Pour des raisons de pagination seul le cas d’Azure est analysé en détail. Les auteurs observent que les câbles sous-marins induisent des latences résiduelles supérieures à celles observées sur la terre ferme. La représentation graphique met en évidence deux entités géographiques bien connectées, les ensembles Europe-Amérique du Nord et Asie-Pacifique. La qualité de connectivité du premier repose pour une bonne part sur les trois liaisons entre la Virginie, le Royaume-Uni et l’Irlande. La connectivité interne du groupe Asie-Pacifique est moins solide, avec le cas de Mumbai qui n’est relié qu’à Singapour. Si on élève le seuil de performance ε à 90 Sidney parvient à rejoindre ce groupe, et on voit apparaître, bien qu’avec une courbure négative, un lien entre Tokyo et Quincy dans l’État de Washington. Et il faut élever ε à 120 pour atteindre l’Amérique du Sud. De façon générale on voit que l’hémisphère Sud est mal relié à l’Internet.

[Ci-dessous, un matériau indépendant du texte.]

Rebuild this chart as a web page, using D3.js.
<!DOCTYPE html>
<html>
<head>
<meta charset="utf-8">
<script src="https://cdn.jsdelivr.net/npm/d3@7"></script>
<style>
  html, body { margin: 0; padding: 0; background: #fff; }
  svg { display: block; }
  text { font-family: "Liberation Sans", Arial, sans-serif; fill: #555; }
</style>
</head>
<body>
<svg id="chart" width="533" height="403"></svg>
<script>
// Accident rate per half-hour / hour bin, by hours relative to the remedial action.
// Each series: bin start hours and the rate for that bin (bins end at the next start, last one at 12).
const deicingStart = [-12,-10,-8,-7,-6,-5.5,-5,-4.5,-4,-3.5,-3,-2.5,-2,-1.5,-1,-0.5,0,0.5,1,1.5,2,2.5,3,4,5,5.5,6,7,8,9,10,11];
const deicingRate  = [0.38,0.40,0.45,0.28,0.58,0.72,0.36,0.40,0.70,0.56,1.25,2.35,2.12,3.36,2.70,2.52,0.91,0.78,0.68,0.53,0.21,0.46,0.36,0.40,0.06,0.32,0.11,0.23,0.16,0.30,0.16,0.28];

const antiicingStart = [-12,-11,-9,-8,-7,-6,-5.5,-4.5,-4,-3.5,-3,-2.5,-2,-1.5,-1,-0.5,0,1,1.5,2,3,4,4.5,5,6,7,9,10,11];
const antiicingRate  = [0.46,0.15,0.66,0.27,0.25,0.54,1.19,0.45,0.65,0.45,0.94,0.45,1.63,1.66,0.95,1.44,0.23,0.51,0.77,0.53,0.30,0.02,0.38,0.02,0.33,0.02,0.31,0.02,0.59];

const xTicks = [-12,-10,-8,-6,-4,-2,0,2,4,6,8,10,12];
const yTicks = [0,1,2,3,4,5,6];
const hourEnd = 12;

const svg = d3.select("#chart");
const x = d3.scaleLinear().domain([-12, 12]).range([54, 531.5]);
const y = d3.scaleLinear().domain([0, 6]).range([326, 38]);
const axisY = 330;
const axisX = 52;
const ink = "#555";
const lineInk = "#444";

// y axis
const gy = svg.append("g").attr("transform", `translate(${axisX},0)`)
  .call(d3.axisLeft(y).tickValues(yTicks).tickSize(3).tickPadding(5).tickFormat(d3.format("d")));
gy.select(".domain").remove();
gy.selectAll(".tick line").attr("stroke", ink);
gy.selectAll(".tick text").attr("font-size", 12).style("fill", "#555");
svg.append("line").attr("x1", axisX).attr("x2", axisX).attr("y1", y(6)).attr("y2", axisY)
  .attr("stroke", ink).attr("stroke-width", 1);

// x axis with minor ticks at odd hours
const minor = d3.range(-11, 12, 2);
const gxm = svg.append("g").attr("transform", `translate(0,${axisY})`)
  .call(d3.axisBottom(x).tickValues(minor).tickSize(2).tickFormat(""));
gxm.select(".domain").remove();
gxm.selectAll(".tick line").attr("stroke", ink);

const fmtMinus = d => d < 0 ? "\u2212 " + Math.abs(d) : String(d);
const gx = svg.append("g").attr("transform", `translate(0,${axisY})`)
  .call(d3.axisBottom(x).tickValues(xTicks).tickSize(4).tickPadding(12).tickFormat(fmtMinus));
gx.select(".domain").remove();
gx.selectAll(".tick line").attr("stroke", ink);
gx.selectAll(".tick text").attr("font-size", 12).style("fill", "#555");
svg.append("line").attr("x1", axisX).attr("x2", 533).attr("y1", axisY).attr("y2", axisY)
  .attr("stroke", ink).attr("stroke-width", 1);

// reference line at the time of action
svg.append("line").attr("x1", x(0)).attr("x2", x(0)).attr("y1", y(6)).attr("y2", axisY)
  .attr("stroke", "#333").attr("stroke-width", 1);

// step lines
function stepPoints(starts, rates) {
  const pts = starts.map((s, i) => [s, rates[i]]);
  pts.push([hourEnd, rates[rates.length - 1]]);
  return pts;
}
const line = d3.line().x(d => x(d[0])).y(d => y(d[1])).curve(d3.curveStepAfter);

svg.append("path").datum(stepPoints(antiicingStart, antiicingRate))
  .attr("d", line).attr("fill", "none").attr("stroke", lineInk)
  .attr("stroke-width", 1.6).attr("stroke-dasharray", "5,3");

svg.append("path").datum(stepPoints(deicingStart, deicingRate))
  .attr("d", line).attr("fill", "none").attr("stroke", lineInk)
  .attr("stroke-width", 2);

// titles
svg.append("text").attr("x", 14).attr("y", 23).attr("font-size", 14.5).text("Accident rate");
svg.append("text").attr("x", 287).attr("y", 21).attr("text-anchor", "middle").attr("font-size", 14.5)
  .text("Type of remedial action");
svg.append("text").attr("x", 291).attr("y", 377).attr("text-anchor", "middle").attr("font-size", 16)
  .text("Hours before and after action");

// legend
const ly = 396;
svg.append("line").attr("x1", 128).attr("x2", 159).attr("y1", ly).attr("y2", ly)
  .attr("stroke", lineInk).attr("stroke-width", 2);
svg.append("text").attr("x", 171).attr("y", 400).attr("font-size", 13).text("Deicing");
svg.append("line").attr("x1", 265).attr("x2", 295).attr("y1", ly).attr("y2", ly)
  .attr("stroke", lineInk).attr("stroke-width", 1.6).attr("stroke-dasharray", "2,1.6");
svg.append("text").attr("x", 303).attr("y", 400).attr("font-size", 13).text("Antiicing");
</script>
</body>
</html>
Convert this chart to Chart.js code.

Si l’on compare, grâce à la figure ci-dessus, la connectivité des trois opérateurs, on voit par exemple que Google a une meilleure infrastructure en Asie-Pacifique que les deux autres. AWS couvre mieux l’Amérique du Nord.
Conclusion
Au moyen de méthodes mathématiques savantes, les auteurs de l’article proposent une méthodologie d’exploration d’infrastructures de réseaux éventuellement inaccessibles directement, au moyen de mesures faciles à effectuer, soumises ensuite à des analyses mathématiques de haut niveau. Les représentations graphiques obtenues, totalement inédites, révèlent des caractéristiques latentes de la connectivité du réseau étudié, très difficiles à détecter par d’autres méthodes. Cet article ouvre sans nul doute la voie à des travaux ultérieurs qui promettent d’être fructueux.